In the wake of several high-profile financial fraud cases that led to substantial market volatility and a loss of investor trust in the capital markets in the early 2000s, Congress swiftly passed legislation to restore confidence and protect investors. The bipartisan law, named the Sarbanes-Oxley Act (SOX) after U.S. Senator Paul Sarbanes and Congressman Michael Oxley, turns 20 years old this year. Since the landmark legislation was enacted in 2002 there have not been widespread corporate failures as a result of public company financial fraud in the United States.
In addition to imposing new liability standards for corporate management, SOX established expanded responsibilities for the independent audit committee and new requirements of public company auditors to reinforce their role as disinterested third parties who authenticate the financial information companies must disclose under SEC regulations.
To fulfill Congress’ objectives, SOX also established the Public Company Accounting Oversight Board (PCAOB) to oversee the public company auditing profession and granted the PCAOB standard setting, inspection and enforcement authority.
Independence is foundational to a high quality audit and essential to the public company auditing profession’s primary function in the capital markets. Independence is synonymous with trust and describes both the mindset in which auditors approach their work and the relationship between them and their clients. Reinforcing the importance of auditor independence, the PCAOB in 2011 wrote “[a]n audit has value to financial statement users because it is performed by a competent third party who is viewed as having no interest in the financial success of the company.”

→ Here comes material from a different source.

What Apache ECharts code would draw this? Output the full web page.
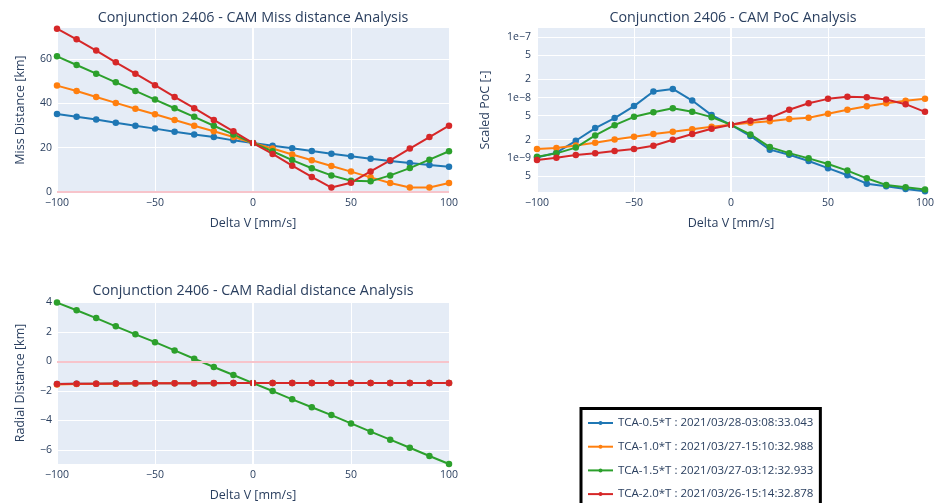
<!DOCTYPE html>
<html>
<head>
<meta charset="utf-8">
<script src="https://cdn.jsdelivr.net/npm/echarts@6/dist/echarts.min.js"></script>
<style>
  html, body { margin: 0; padding: 0; background: #fff; }
  #chart { width: 937px; height: 503px; }
</style>
</head>
<body>
<div id="chart"></div>
<script>
// Manoeuvre delta-V sweep [mm/s]
const deltaV = [-100, -90, -80, -70, -60, -50, -40, -30, -20, -10, 0, 10, 20, 30, 40, 50, 60, 70, 80, 90, 100];

// Legend labels: manoeuvre epochs
const seriesNames = [
  'TCA-0.5*T : 2021/03/28-03:08:33.043',
  'TCA-1.0*T : 2021/03/27-15:10:32.988',
  'TCA-1.5*T : 2021/03/27-03:12:32.933',
  'TCA-2.0*T : 2021/03/26-15:14:32.878'
];

// Miss distance [km]
const missBlue   = [35.2, 34.0, 32.7, 31.2, 29.9, 28.6, 27.2, 25.9, 24.8, 23.3, 22.1, 20.9, 19.7, 18.5, 17.3, 16.1, 15.0, 14.0, 13.1, 12.2, 11.4];
const missOrange = [48.0, 45.6, 42.9, 40.2, 37.6, 35.1, 32.5, 29.9, 27.4, 24.8, 22.1, 19.6, 16.9, 14.3, 11.7, 9.2, 6.6, 4.1, 2.0, 2.0, 4.1];
const missGreen  = [61.2, 57.3, 53.4, 49.5, 45.6, 41.7, 37.8, 33.9, 29.9, 26.0, 22.1, 18.4, 14.4, 10.7, 7.5, 5.1, 4.8, 7.5, 10.8, 14.6, 18.4];
const missRed    = [73.7, 68.9, 63.8, 58.5, 53.4, 48.2, 42.9, 37.8, 32.5, 27.4, 22.1, 17.2, 11.9, 6.8, 2.0, 4.2, 9.3, 14.3, 19.6, 24.8, 29.9];

// Scaled probability of collision [-]
const pocBlue   = [1.01e-9, 1.21e-9, 1.91e-9, 3.1e-9, 4.55e-9, 7.2e-9, 1.26e-8, 1.39e-8, 8.9e-9, 5.1e-9, 3.52e-9, 2.29e-9, 1.36e-9, 1.12e-9, 8.8e-10, 6.7e-10, 5.1e-10, 3.7e-10, 3.35e-10, 3.03e-10, 2.77e-10];
const pocOrange = [1.39e-9, 1.45e-9, 1.6e-9, 1.77e-9, 2.01e-9, 2.23e-9, 2.47e-9, 2.7e-9, 2.98e-9, 3.26e-9, 3.52e-9, 3.8e-9, 4.05e-9, 4.38e-9, 4.6e-9, 5.36e-9, 6.25e-9, 7.18e-9, 8.05e-9, 8.8e-9, 9.5e-9];
const pocGreen  = [1.04e-9, 1.18e-9, 1.47e-9, 2.34e-9, 3.47e-9, 4.78e-9, 5.7e-9, 6.65e-9, 5.78e-9, 4.72e-9, 3.52e-9, 2.44e-9, 1.5e-9, 1.19e-9, 9.75e-10, 7.85e-10, 6.1e-10, 4.54e-10, 3.52e-10, 3.22e-10, 2.95e-10];
const pocRed    = [9.15e-10, 1.0e-9, 1.11e-9, 1.19e-9, 1.29e-9, 1.39e-9, 1.58e-9, 1.99e-9, 2.47e-9, 3.03e-9, 3.52e-9, 4.1e-9, 4.6e-9, 6.25e-9, 8.05e-9, 9.5e-9, 1.03e-8, 1.01e-8, 9.3e-9, 7.75e-9, 5.78e-9];

// Radial distance [km]
const radialBlue   = [-1.53, -1.52, -1.51, -1.50, -1.50, -1.49, -1.49, -1.48, -1.48, -1.47, -1.47, -1.47, -1.47, -1.47, -1.47, -1.47, -1.47, -1.47, -1.47, -1.47, -1.47];
const radialOrange = [-1.56, -1.54, -1.52, -1.51, -1.50, -1.49, -1.49, -1.48, -1.48, -1.47, -1.47, -1.47, -1.47, -1.47, -1.47, -1.47, -1.47, -1.47, -1.47, -1.47, -1.47];
const radialGreen  = [3.98, 3.46, 2.93, 2.37, 1.83, 1.30, 0.74, 0.18, -0.38, -0.92, -1.47, -2.01, -2.57, -3.11, -3.64, -4.2, -4.76, -5.3, -5.85, -6.41, -6.95];
const radialRed    = [-1.53, -1.52, -1.51, -1.50, -1.49, -1.49, -1.48, -1.48, -1.47, -1.47, -1.47, -1.47, -1.47, -1.47, -1.47, -1.47, -1.47, -1.47, -1.47, -1.47, -1.47];

// Tick values
const missTicks = [0, 20, 40, 60];
const pocTicks = [5e-10, 1e-9, 2e-9, 5e-9, 1e-8, 2e-8, 5e-8, 1e-7];
const radialTicks = [-6, -4, -2, 0, 2, 4];

const colors = ['#1f77b4', '#ff7f0e', '#2ca02c', '#d62728'];
const FONT = '"Open Sans", "DejaVu Sans", sans-serif';
const TXT = '#2a3f5f';
const PLOT_BG = '#e5ecf6';

const minus = v => String(v).replace('-', '\u2212');

function pocLabel(v) {
  const e = Math.floor(Math.log10(v) + 1e-9);
  const m = Math.round(v / Math.pow(10, e));
  return m === 1 ? '1e' + minus(e) : String(m);
}

const chart = echarts.init(document.getElementById('chart'), null, { renderer: 'canvas' });

const grids = [
  { left: 57, top: 28, width: 392, height: 164 },
  { left: 537, top: 28, width: 392, height: 164 },
  { left: 57, top: 302, width: 392, height: 163 }
];

const nameStyle = { fontFamily: FONT, fontSize: 12.5, color: TXT };
const tickStyle = { fontFamily: FONT, fontSize: 10.5, color: TXT };

function xAxisFor(gridIndex) {
  return {
    type: 'value', gridIndex, min: -100, max: 100, interval: 50,
    name: 'Delta V [mm/s]', nameLocation: 'middle', nameGap: 25,
    nameTextStyle: nameStyle,
    axisLine: { show: false }, axisTick: { show: false },
    axisLabel: Object.assign({ margin: 6, formatter: minus }, tickStyle),
    splitLine: { lineStyle: { color: '#ffffff', width: 1 } }
  };
}

const yAxes = [
  {
    type: 'value', gridIndex: 0, min: 0, max: 74,
    name: 'Miss Distance [km]', nameLocation: 'middle', nameGap: 30,
    nameTextStyle: nameStyle,
    axisLine: { show: false },
    axisTick: { show: false, customValues: missTicks },
    axisLabel: Object.assign({ margin: 5, customValues: missTicks, formatter: minus }, tickStyle),
    splitLine: { lineStyle: { color: '#ffffff', width: 1 } }
  },
  {
    type: 'log', logBase: 10, gridIndex: 1, min: 2.69e-10, max: 1.43e-7,
    name: 'Scaled PoC [-]', nameLocation: 'middle', nameGap: 45,
    nameTextStyle: nameStyle,
    axisLine: { show: false },
    axisTick: { show: false, customValues: pocTicks },
    axisLabel: Object.assign({ margin: 6, customValues: pocTicks, formatter: pocLabel }, tickStyle),
    splitLine: { lineStyle: { color: '#ffffff', width: 1 } }
  },
  {
    type: 'value', gridIndex: 2, min: -6.95, max: 4.02,
    name: 'Radial Distance [km]', nameLocation: 'middle', nameGap: 30,
    nameTextStyle: nameStyle,
    axisLine: { show: false },
    axisTick: { show: false, customValues: radialTicks },
    axisLabel: Object.assign({ margin: 5, customValues: radialTicks, formatter: minus }, tickStyle),
    splitLine: { lineStyle: { color: '#ffffff', width: 1 } }
  }
];

function pairs(values) {
  return deltaV.map((x, i) => [x, values[i]]);
}

function lineSeries(name, values, idx, gridIdx) {
  return {
    name, type: 'line', xAxisIndex: gridIdx, yAxisIndex: gridIdx,
    data: pairs(values), z: 3,
    symbol: 'circle', symbolSize: 6.5, showSymbol: true,
    itemStyle: { color: colors[idx] },
    lineStyle: { color: colors[idx], width: 2 },
    emphasis: { disabled: true }
  };
}

// Reference lines: white zero line on Delta V, pink zero line on distances
function refSeries(gridIdx, withPink) {
  const lines = [{ xAxis: 0, lineStyle: { color: '#ffffff', width: 2, type: 'solid' } }];
  if (withPink) lines.push({ yAxis: 0, lineStyle: { color: '#f7c4cb', width: 2, type: 'solid' } });
  return {
    type: 'line', xAxisIndex: gridIdx, yAxisIndex: gridIdx, data: [], z: 1,
    silent: true,
    markLine: { silent: true, symbol: 'none', label: { show: false }, animation: false, data: lines }
  };
}

const missSets = [missBlue, missOrange, missGreen, missRed];
const pocSets = [pocBlue, pocOrange, pocGreen, pocRed];
const radialSets = [radialBlue, radialOrange, radialGreen, radialRed];

const series = [refSeries(0, true), refSeries(1, false), refSeries(2, true)];
[missSets, pocSets, radialSets].forEach((sets, g) => {
  sets.forEach((vals, i) => series.push(lineSeries(seriesNames[i], vals, i, g)));
});

const titleStyle = { fontFamily: FONT, fontSize: 14.3, fontWeight: 'normal', color: TXT };

chart.setOption({
  animation: false,
  backgroundColor: '#ffffff',
  title: [
    { text: 'Conjunction 2406 - CAM Miss distance Analysis', left: 253, top: 11, textAlign: 'center', textStyle: titleStyle, padding: 0 },
    { text: 'Conjunction 2406 - CAM PoC Analysis', left: 733, top: 11, textAlign: 'center', textStyle: titleStyle, padding: 0 },
    { text: 'Conjunction 2406 - CAM Radial distance Analysis', left: 253, top: 284, textAlign: 'center', textStyle: titleStyle, padding: 0 }
  ],
  legend: {
    data: seriesNames,
    orient: 'vertical',
    left: 581, top: 408.5,
    height: 200,
    padding: [7.5, 7, 12, 6],
    itemGap: 9.7,
    itemWidth: 25, itemHeight: 5,
    lineStyle: { width: 2 },
    borderColor: '#000000', borderWidth: 3,
    backgroundColor: '#ffffff',
    textStyle: { fontFamily: FONT, fontSize: 11.5, lineHeight: 14, color: TXT },
    selectedMode: false
  },
  grid: grids.map(g => Object.assign({ show: true, backgroundColor: PLOT_BG, borderWidth: 0, containLabel: false }, g)),
  xAxis: [xAxisFor(0), xAxisFor(1), xAxisFor(2)],
  yAxis: yAxes,
  series
});
</script>
</body>
</html>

“The rules in place are robust and stringent. That gives the public confidence that the auditor is independent,” says Vanessa Teitelbaum, Senior Director at the Center for Audit Quality.
SOX packed a punch
Central to the independence of public company auditors is the role of the independent audit committee. When considering SOX, Congress saw the potential for conflicts of interest when company management compensates the external auditors brought in to audit their financial statements. SOX placed significant new independence requirements on public accountants, including a requirement for lead and concurring partner rotation every five years. Moreover, SOX unequivocally assigned responsibility for overseeing the financial reporting process, including the hiring and firing of the independent auditor, to independent audit committees as the representatives of investors.
The audit committee oversees the company and auditors’ monitoring processes to address events or changes that could negatively affect auditor independence.
SOX strengthened auditor independence rules. Further, U.S. accounting firms have invested significantly in their systems of quality control. “Over the years, more companies and auditors have invested in systems that enable compliance with independence rules.” Teitelbaum says.
SEC rules have long prohibited certain non-audit services to be provided to an audit client, such as bookkeeping services, financial information systems design and implementation, appraisal or valuation services, actuarial services, internal audit outsourcing services, management functions, human resources, broker-dealer or investment advisor services, legal services or expert services unrelated to the audit. The auditor cannot be in a position to audit their own work.
“What SOX put in place was a requirement for the audit committee to pre-approve permitted non-audit services, and that was a good change. This oversight and approval of non-audit services – which are very limited - by the audit committee is another layer of protection for investors.” Teitelbaum says.
The risk to public company auditors of not maintaining their independence can be substantial. An auditor who lacks independence and is unable to perform their role risks both legal and reputational harm that can impair their ability to do business elsewhere.
Looking towards the future
In the twenty years since the inception of SOX, access to advanced technologies like artificial intelligence, and investor demand for non-traditional financial reporting like greenhouse gas emissions have transformed the financial reporting landscape. It is critical that the rules and standards that guide auditor independence keep pace with this increasingly complex financial reporting ecosystem.
As the audit continues to evolve, independence will remain an ongoing matter for the corporate reporting ecosystem to focus on.
“Regulators should regularly evaluate if rules are fit for purpose and there should be amendments to rules when the business environment changes so substantially as to affect the efficacy of the rules that govern independence,” Teitelbaum says. “These rules benefit all stakeholders in the corporate reporting ecosystem by establishing trust in the information provided and clear directions on the appropriate relationship between auditors and the companies the review.”
Whatever the future holds, what is certain is that investors benefit from having access to high quality financial information when making investment decisions. The policies established by SOX twenty years ago and investments made by public company accounting firms now contribute to a system that effectively enhances trust and credibility in public company financial reporting.